Copy out every line exactly as given.

--- Raw data ---

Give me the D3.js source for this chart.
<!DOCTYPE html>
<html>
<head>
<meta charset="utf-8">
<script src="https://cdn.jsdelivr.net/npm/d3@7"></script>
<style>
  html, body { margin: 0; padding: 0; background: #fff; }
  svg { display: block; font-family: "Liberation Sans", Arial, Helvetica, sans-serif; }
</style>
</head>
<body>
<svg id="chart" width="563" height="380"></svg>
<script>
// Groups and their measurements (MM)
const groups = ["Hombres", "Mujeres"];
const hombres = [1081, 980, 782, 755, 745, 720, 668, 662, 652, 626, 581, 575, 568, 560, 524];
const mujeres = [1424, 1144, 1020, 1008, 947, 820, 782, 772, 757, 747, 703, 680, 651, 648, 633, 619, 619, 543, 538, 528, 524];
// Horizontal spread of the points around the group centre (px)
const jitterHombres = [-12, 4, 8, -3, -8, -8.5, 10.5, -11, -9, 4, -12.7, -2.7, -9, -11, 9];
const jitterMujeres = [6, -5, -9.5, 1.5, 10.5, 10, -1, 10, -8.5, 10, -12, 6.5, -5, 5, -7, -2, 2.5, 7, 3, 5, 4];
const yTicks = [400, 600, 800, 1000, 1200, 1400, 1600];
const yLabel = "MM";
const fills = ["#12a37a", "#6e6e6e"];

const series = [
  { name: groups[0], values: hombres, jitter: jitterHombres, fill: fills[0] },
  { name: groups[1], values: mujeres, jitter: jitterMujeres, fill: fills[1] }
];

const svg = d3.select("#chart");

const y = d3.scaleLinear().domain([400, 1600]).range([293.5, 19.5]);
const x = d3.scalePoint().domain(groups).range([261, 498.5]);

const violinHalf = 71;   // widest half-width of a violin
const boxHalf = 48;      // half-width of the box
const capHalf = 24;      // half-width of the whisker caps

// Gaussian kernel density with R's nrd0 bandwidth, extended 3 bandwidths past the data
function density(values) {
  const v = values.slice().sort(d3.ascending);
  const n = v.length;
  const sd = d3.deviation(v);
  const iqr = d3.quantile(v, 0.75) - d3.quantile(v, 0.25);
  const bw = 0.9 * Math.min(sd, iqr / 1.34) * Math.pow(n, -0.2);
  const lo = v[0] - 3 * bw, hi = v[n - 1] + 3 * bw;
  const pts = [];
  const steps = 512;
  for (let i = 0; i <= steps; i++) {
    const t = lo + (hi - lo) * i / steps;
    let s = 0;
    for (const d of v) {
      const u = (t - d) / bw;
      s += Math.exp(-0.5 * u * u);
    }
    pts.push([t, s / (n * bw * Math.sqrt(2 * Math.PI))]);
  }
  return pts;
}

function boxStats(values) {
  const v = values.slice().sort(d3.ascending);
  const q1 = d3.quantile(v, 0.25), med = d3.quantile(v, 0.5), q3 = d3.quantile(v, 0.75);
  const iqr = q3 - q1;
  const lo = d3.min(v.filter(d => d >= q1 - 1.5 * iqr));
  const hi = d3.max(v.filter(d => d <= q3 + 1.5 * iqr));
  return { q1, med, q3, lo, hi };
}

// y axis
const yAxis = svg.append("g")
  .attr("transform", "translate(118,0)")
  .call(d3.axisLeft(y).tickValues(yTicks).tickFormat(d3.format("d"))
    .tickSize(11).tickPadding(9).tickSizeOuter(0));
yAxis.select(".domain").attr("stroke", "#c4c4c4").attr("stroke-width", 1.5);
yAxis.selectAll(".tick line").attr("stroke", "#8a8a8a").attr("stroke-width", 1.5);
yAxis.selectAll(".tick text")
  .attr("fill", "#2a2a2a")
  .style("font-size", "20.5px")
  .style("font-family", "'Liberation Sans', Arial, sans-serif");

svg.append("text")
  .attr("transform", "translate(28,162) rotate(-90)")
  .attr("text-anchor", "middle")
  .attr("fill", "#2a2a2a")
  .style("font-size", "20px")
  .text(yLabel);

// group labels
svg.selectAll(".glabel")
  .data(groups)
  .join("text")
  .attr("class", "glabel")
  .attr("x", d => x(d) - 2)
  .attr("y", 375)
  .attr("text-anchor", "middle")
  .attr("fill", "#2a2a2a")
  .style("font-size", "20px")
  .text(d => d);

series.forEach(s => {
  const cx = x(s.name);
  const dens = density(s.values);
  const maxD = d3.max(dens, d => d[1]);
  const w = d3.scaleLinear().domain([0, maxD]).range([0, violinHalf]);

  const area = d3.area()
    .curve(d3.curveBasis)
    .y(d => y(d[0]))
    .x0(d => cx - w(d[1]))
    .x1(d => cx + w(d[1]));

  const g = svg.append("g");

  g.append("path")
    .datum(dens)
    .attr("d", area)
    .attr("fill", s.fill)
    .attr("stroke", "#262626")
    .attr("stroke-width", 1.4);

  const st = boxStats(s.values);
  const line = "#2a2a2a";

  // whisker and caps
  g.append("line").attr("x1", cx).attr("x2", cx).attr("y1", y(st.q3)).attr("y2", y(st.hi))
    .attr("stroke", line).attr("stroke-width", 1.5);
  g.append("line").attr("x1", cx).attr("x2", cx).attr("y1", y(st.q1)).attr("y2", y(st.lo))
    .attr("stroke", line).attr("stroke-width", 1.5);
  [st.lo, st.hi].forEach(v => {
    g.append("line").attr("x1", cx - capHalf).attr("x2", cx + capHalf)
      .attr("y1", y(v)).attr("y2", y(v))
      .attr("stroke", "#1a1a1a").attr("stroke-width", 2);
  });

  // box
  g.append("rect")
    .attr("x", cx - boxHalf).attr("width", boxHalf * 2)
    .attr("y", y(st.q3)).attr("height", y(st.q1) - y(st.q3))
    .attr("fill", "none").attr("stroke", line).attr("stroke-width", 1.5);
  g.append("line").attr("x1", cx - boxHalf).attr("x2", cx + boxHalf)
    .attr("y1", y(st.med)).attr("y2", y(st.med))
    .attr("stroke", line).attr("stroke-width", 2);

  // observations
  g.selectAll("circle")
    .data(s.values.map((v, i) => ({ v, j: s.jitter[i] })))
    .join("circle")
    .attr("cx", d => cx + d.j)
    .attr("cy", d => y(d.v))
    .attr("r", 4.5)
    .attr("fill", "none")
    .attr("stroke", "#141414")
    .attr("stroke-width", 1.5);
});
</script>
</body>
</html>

---

• _Solved exercise_:
Give me the D3.js source for this chart.
<!DOCTYPE html>
<html>
<head>
<meta charset="utf-8">
<script src="https://cdn.jsdelivr.net/npm/d3@7"></script>
<style>
  html, body { margin: 0; padding: 0; background: #fff; }
  svg { display: block; font-family: "Liberation Sans", Arial, Helvetica, sans-serif; }
</style>
</head>
<body>
<svg id="chart" width="563" height="380"></svg>
<script>
// Groups and their measurements (MM)
const groups = ["Hombres", "Mujeres"];
const hombres = [1081, 980, 782, 755, 745, 720, 668, 662, 652, 626, 581, 575, 568, 560, 524];
const mujeres = [1424, 1144, 1020, 1008, 947, 820, 782, 772, 757, 747, 703, 680, 651, 648, 633, 619, 619, 543, 538, 528, 524];
// Horizontal spread of the points around the group centre (px)
const jitterHombres = [-12, 4, 8, -3, -8, -8.5, 10.5, -11, -9, 4, -12.7, -2.7, -9, -11, 9];
const jitterMujeres = [6, -5, -9.5, 1.5, 10.5, 10, -1, 10, -8.5, 10, -12, 6.5, -5, 5, -7, -2, 2.5, 7, 3, 5, 4];
const yTicks = [400, 600, 800, 1000, 1200, 1400, 1600];
const yLabel = "MM";
const fills = ["#12a37a", "#6e6e6e"];

const series = [
  { name: groups[0], values: hombres, jitter: jitterHombres, fill: fills[0] },
  { name: groups[1], values: mujeres, jitter: jitterMujeres, fill: fills[1] }
];

const svg = d3.select("#chart");

const y = d3.scaleLinear().domain([400, 1600]).range([293.5, 19.5]);
const x = d3.scalePoint().domain(groups).range([261, 498.5]);

const violinHalf = 71;   // widest half-width of a violin
const boxHalf = 48;      // half-width of the box
const capHalf = 24;      // half-width of the whisker caps

// Gaussian kernel density with R's nrd0 bandwidth, extended 3 bandwidths past the data
function density(values) {
  const v = values.slice().sort(d3.ascending);
  const n = v.length;
  const sd = d3.deviation(v);
  const iqr = d3.quantile(v, 0.75) - d3.quantile(v, 0.25);
  const bw = 0.9 * Math.min(sd, iqr / 1.34) * Math.pow(n, -0.2);
  const lo = v[0] - 3 * bw, hi = v[n - 1] + 3 * bw;
  const pts = [];
  const steps = 512;
  for (let i = 0; i <= steps; i++) {
    const t = lo + (hi - lo) * i / steps;
    let s = 0;
    for (const d of v) {
      const u = (t - d) / bw;
      s += Math.exp(-0.5 * u * u);
    }
    pts.push([t, s / (n * bw * Math.sqrt(2 * Math.PI))]);
  }
  return pts;
}

function boxStats(values) {
  const v = values.slice().sort(d3.ascending);
  const q1 = d3.quantile(v, 0.25), med = d3.quantile(v, 0.5), q3 = d3.quantile(v, 0.75);
  const iqr = q3 - q1;
  const lo = d3.min(v.filter(d => d >= q1 - 1.5 * iqr));
  const hi = d3.max(v.filter(d => d <= q3 + 1.5 * iqr));
  return { q1, med, q3, lo, hi };
}

// y axis
const yAxis = svg.append("g")
  .attr("transform", "translate(118,0)")
  .call(d3.axisLeft(y).tickValues(yTicks).tickFormat(d3.format("d"))
    .tickSize(11).tickPadding(9).tickSizeOuter(0));
yAxis.select(".domain").attr("stroke", "#c4c4c4").attr("stroke-width", 1.5);
yAxis.selectAll(".tick line").attr("stroke", "#8a8a8a").attr("stroke-width", 1.5);
yAxis.selectAll(".tick text")
  .attr("fill", "#2a2a2a")
  .style("font-size", "20.5px")
  .style("font-family", "'Liberation Sans', Arial, sans-serif");

svg.append("text")
  .attr("transform", "translate(28,162) rotate(-90)")
  .attr("text-anchor", "middle")
  .attr("fill", "#2a2a2a")
  .style("font-size", "20px")
  .text(yLabel);

// group labels
svg.selectAll(".glabel")
  .data(groups)
  .join("text")
  .attr("class", "glabel")
  .attr("x", d => x(d) - 2)
  .attr("y", 375)
  .attr("text-anchor", "middle")
  .attr("fill", "#2a2a2a")
  .style("font-size", "20px")
  .text(d => d);

series.forEach(s => {
  const cx = x(s.name);
  const dens = density(s.values);
  const maxD = d3.max(dens, d => d[1]);
  const w = d3.scaleLinear().domain([0, maxD]).range([0, violinHalf]);

  const area = d3.area()
    .curve(d3.curveBasis)
    .y(d => y(d[0]))
    .x0(d => cx - w(d[1]))
    .x1(d => cx + w(d[1]));

  const g = svg.append("g");

  g.append("path")
    .datum(dens)
    .attr("d", area)
    .attr("fill", s.fill)
    .attr("stroke", "#262626")
    .attr("stroke-width", 1.4);

  const st = boxStats(s.values);
  const line = "#2a2a2a";

  // whisker and caps
  g.append("line").attr("x1", cx).attr("x2", cx).attr("y1", y(st.q3)).attr("y2", y(st.hi))
    .attr("stroke", line).attr("stroke-width", 1.5);
  g.append("line").attr("x1", cx).attr("x2", cx).attr("y1", y(st.q1)).attr("y2", y(st.lo))
    .attr("stroke", line).attr("stroke-width", 1.5);
  [st.lo, st.hi].forEach(v => {
    g.append("line").attr("x1", cx - capHalf).attr("x2", cx + capHalf)
      .attr("y1", y(v)).attr("y2", y(v))
      .attr("stroke", "#1a1a1a").attr("stroke-width", 2);
  });

  // box
  g.append("rect")
    .attr("x", cx - boxHalf).attr("width", boxHalf * 2)
    .attr("y", y(st.q3)).attr("height", y(st.q1) - y(st.q3))
    .attr("fill", "none").attr("stroke", line).attr("stroke-width", 1.5);
  g.append("line").attr("x1", cx - boxHalf).attr("x2", cx + boxHalf)
    .attr("y1", y(st.med)).attr("y2", y(st.med))
    .attr("stroke", line).attr("stroke-width", 2);

  // observations
  g.selectAll("circle")
    .data(s.values.map((v, i) => ({ v, j: s.jitter[i] })))
    .join("circle")
    .attr("cx", d => cx + d.j)
    .attr("cy", d => y(d.v))
    .attr("r", 4.5)
    .attr("fill", "none")
    .attr("stroke", "#141414")
    .attr("stroke-width", 1.5);
});
</script>
</body>
</html>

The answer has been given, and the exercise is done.